Così gli alberi non sono solo ammasso di legna da ardere. Vivono. Il respiro umano, il cui valore si capisce solo quando lo sentiamo venirci meno, testimonia di questo legame. Lo si impara da bambini e lo si dimentica da adulti. Giustamente tutti abbiamo provato l’emozione di aver nascosto nel terreno un seme e averne visto con commozione spuntare la fragile piantina. E con una velocità strabiliante l’abbiamo dimenticato man mano che, dentro al mondo, ci consegnavamo a quel delirio di dispotica presunzione che ci illudeva di esserne padroni.

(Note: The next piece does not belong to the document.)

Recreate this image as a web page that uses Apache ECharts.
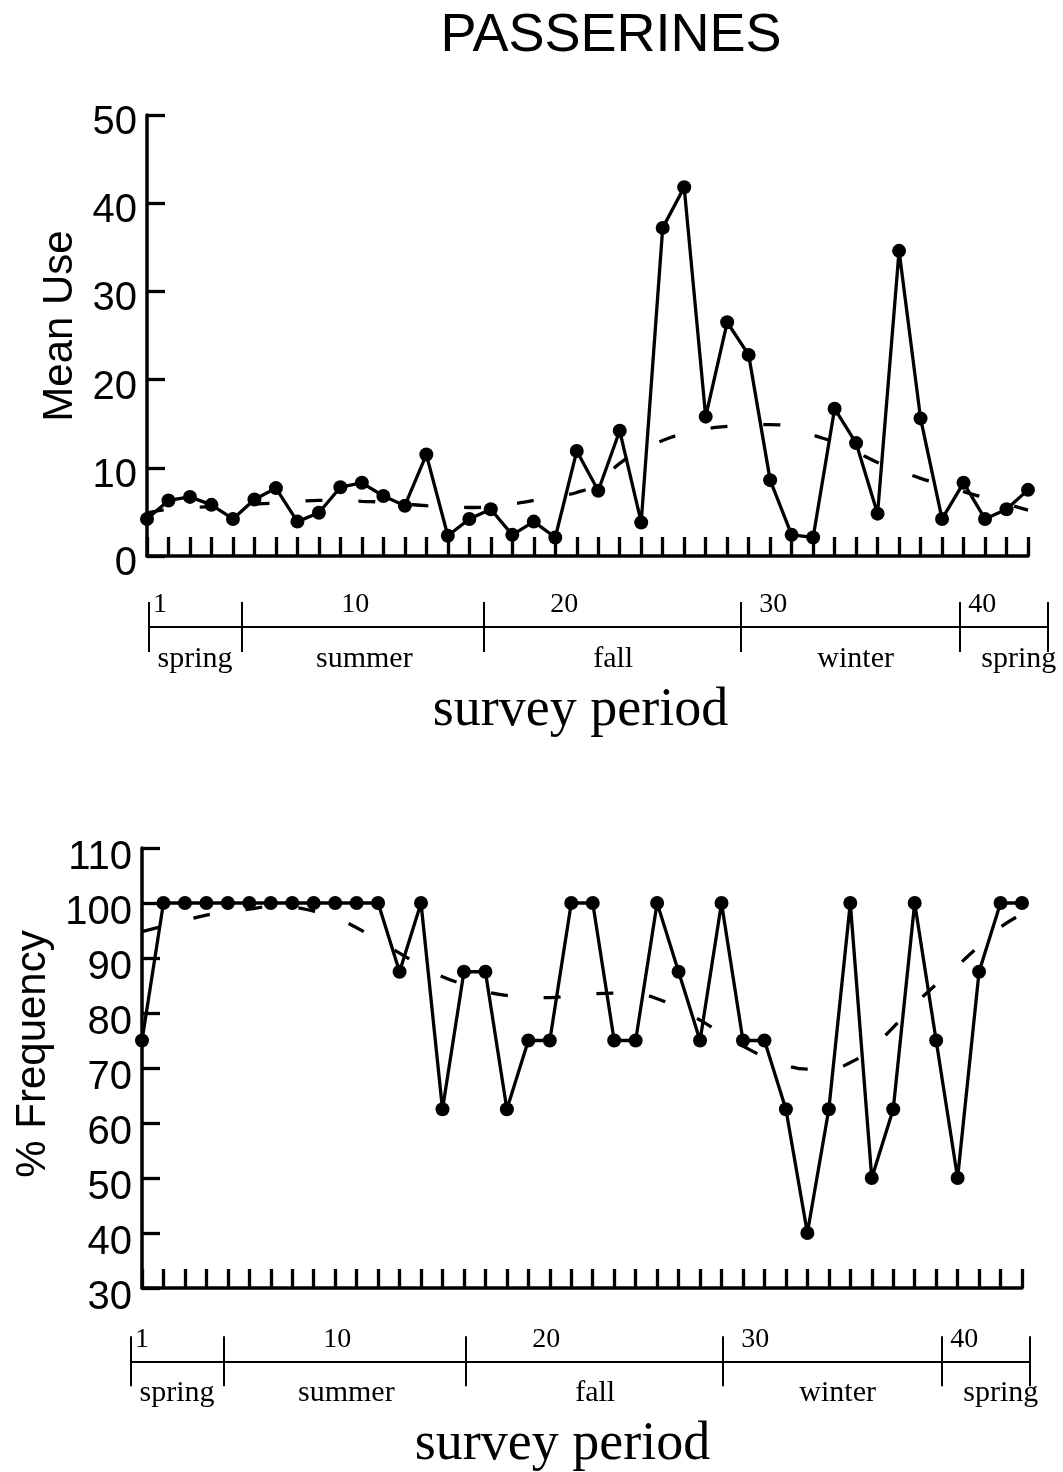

Ma la delicata lezione della vita ci arriva dalla freschezza sempre rinnovata della natura che si risveglia a primavera. Alberi che parevano morti si ridestano con il germogliare di quelle gemme portatrici di vita. Diventeranno fiori che rallegreranno la vista e daranno frutti per la gioia della nostra tavola. E con le loro verdi foglie assorbiranno l’anidride velenosa che produciamo per restituirci fresco ossigeno che permette ai nostri polmoni di respirare e darci energia di vita. E tra i loro rami gli uccelli con una precisione degna di un ingegnere ricamano i loro nidi in attesa che dai loro amori sbocci altra vita per la letizia del creato.
Dentro a questo circolo vitale c’è l’ingegno sorprendente di Dio che ha creato un habitat, unico e originale, dentro allo spazio incalcolabile dell’universo ove l’uomo possa costruire la sua storia di libertà. E per questo lo ha affidato all’uomo perché uscisse dalle caverne e facesse delle case. Non solo, ma perché le case fossero luoghi di affetti, calorosi come il fuoco che vi si accende e luminosi come gli occhi inacantati dei bambini che vi crescono. Così si accende la vita e si propaga quel nido d’affezioni che è la famiglia umana.
Ma per chi e per che cosa tutto questo? Che senso ha questa creazione immensa messa tra le nostre mani? Qual è la sua destinazione?
Ci soccorre la Parola di Dio intrecciata con le parole umane della Scrittura: “Per mezzo di Lui e in vista di Lui (il Figlio / Gesù) sono state create tutte le cose … e tutte sussistono in Lui” (Col 1, 16-17). In altre parole: tutto ciò che è al mondo porta le impronte digitali del Figlio, per cui la realtà creata è tutta impregnata di Lui. Potremmo dire che la creazione è magnetizzata dell’affetto che lega il Padre al Figlio, per modo che da essa traspare il respiro di vita che alimenta questa intimità divina. E Gesù lo testimonia: “Guardate i gigli dei campi: nemmeno Salomone con tutto il suo splendore vestiva come uno di loro; guardate gli uccelli del cielo: non seminno e non mietono, eppure il Padre li nutre” (cf Mt 6, 26-30). C’è una cura tenerissima di Dio per la sua creazione come quella di una madre per il suo piccolo, poichè tutto il creato sgorga da questo grembo fecondo che è il Mistero di Dio. E tutto respira di questa affezione suprema che lega Dio, il Figlio e la creazione.
All’uomo che si lasci istruire dalla Rivelazione cristologica la natura non sarà più materia grezza da sfruttare per le proprie manipolazioni, ma nella filigrana del suo manifestarsi gli apparirà contrassegnata dalla tenerezza di Dio. Anch’essa destinata a costituire i “cieli nuovi e la terra nuova” (Ap 21, 1) della Promessa. E in questo sguardo nascerà la consapevolezza di una responsabilità che sarà attenta a non cedere all’odierno consumismo, che distrugge le risorse naturali senza riguardo per l’inquinamento e il collasso del sistema-ambiente. E guardandosi intorno potrà partecipare al luccichìo delle stelle “che brillano di gioia per Colui che le ha create” (Bar 3,34).